The city is mentioned in the second "iter" of Antonine's Itinerary, under its ancient name of Durovernum or Duroverno, a word supposed to be compounded of dour, "water," and vern, which has been variously interpreted to mean "temple," "marshes," or "alders."
Its position is described as fifty-two miles distant from London, fourteen from Dover, sixteen from Lympne, and twelve from Richborough; and the road from London to each of these last-named places divided itself at this point into three, crossing the ford of the River Stour, so that it would be a natural station for troops on the march.

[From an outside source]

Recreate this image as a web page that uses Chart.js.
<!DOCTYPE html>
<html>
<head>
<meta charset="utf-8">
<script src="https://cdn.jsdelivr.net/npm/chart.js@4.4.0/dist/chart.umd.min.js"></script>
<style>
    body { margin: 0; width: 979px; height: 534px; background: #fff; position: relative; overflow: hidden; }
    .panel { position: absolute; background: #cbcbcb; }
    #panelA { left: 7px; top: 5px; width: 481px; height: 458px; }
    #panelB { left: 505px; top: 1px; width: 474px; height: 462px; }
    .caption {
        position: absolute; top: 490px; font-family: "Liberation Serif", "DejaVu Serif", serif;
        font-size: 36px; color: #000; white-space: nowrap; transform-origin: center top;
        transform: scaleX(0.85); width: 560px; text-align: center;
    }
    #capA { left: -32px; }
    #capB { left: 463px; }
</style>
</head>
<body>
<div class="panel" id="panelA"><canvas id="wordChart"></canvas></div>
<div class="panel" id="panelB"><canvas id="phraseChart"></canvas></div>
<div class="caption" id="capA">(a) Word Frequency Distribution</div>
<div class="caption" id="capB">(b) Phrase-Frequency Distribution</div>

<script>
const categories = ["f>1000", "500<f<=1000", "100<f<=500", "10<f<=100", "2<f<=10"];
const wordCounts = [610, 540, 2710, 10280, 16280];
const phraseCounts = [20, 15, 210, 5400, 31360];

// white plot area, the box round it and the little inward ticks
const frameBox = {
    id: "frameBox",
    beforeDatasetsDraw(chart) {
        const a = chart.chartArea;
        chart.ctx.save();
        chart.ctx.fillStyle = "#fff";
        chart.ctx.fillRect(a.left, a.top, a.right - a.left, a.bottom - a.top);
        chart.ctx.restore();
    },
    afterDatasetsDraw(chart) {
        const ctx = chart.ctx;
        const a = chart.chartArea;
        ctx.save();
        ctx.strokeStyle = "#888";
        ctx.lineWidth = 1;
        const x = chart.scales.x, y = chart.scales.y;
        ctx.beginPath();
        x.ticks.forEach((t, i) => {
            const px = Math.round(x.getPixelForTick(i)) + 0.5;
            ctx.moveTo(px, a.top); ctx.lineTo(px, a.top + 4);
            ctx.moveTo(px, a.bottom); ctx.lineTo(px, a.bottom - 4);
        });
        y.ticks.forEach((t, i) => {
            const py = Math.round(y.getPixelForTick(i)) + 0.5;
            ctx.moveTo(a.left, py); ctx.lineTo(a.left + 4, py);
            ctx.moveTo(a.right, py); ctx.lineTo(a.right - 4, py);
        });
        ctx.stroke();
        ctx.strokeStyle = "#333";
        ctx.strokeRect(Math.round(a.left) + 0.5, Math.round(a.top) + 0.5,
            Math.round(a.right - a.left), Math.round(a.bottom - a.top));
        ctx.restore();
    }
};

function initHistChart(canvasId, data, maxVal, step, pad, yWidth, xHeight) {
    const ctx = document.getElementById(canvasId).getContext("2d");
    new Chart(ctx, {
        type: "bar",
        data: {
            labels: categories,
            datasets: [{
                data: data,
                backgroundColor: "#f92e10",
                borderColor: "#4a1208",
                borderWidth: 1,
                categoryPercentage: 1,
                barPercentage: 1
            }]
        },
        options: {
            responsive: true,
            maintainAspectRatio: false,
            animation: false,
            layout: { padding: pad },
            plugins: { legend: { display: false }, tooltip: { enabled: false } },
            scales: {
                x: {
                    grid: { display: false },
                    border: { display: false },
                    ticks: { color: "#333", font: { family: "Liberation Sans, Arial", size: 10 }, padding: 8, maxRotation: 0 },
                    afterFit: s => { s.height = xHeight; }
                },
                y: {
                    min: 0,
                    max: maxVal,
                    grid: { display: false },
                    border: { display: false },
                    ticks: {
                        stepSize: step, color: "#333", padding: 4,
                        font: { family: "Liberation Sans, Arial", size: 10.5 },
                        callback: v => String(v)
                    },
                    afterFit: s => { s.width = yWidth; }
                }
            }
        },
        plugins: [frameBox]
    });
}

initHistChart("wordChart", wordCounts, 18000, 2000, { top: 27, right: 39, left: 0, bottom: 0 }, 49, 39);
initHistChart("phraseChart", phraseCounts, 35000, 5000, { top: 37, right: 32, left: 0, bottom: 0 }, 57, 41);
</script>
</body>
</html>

The Egyptian geographer, Ptolemy, apparently writing about the middle of the second century, gives Durĕnum as one of the three cities of the Cantii; while in the fragmentary map known as the Tabula Peutingerii (called so from Conrad Peutinger, in whose library it was found, and supposed to have been compiled about the time of the Emperor Theodosius the younger) it is put down as "Buroaverus," evidently a corruption of copyists, with the conventional mark usually attached to a city or fortress of considerable size.
Horsley, in his Britannia Romana, suggests that Canterbury was the fortress taken by the seventh legion after Julius Cæsar's second landing; but this is purely conjectural, and founded on the mistaken belief that Cæsar landed at Richborough. Even though the fact is not directly mentioned in the "Notitia Imperii" (enumerating the garrisons of the Empire), it is far from impossible that at some period or other during the first four centuries there were some Roman soldiers quartered for a considerable time at Canterbury. If not wholly or partially surrounded by walls (which is more than probable), the city was at any rate defended by earthworks, and we have evidences of a fortified position held by the Romans immediately above the Whitehall marshes, north-west of the city; and of a stronghold or fort of masonry on the so-called Scotland Hills overlooking the Reed Pond.

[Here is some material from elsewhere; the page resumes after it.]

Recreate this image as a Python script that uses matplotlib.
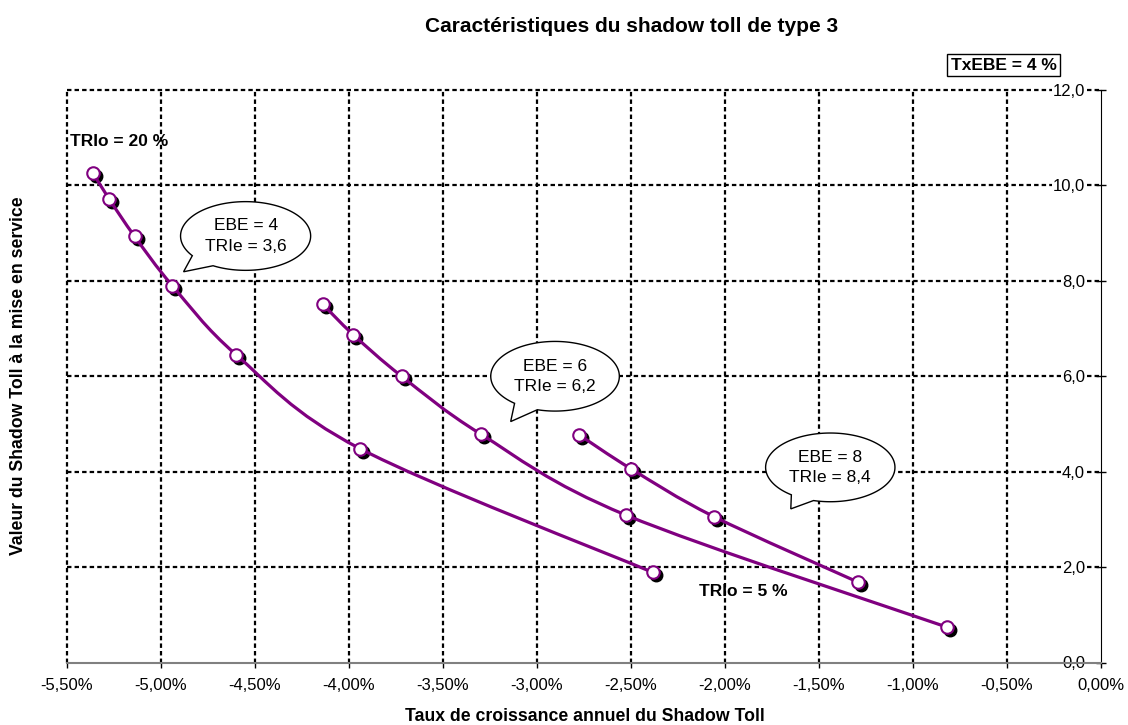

Whether much stress be laid on this or not, one fact is absolutely certain, that the extensive Roman foundations discovered by Mr Pilbrow while constructing the deep-drainage system of the city in 1868, the number of Roman tesselated pavements, coins, and other relics found at various periods, and the traces of Roman cemeteries, abundantly prove that Durovernum developed at length into a large and populous place.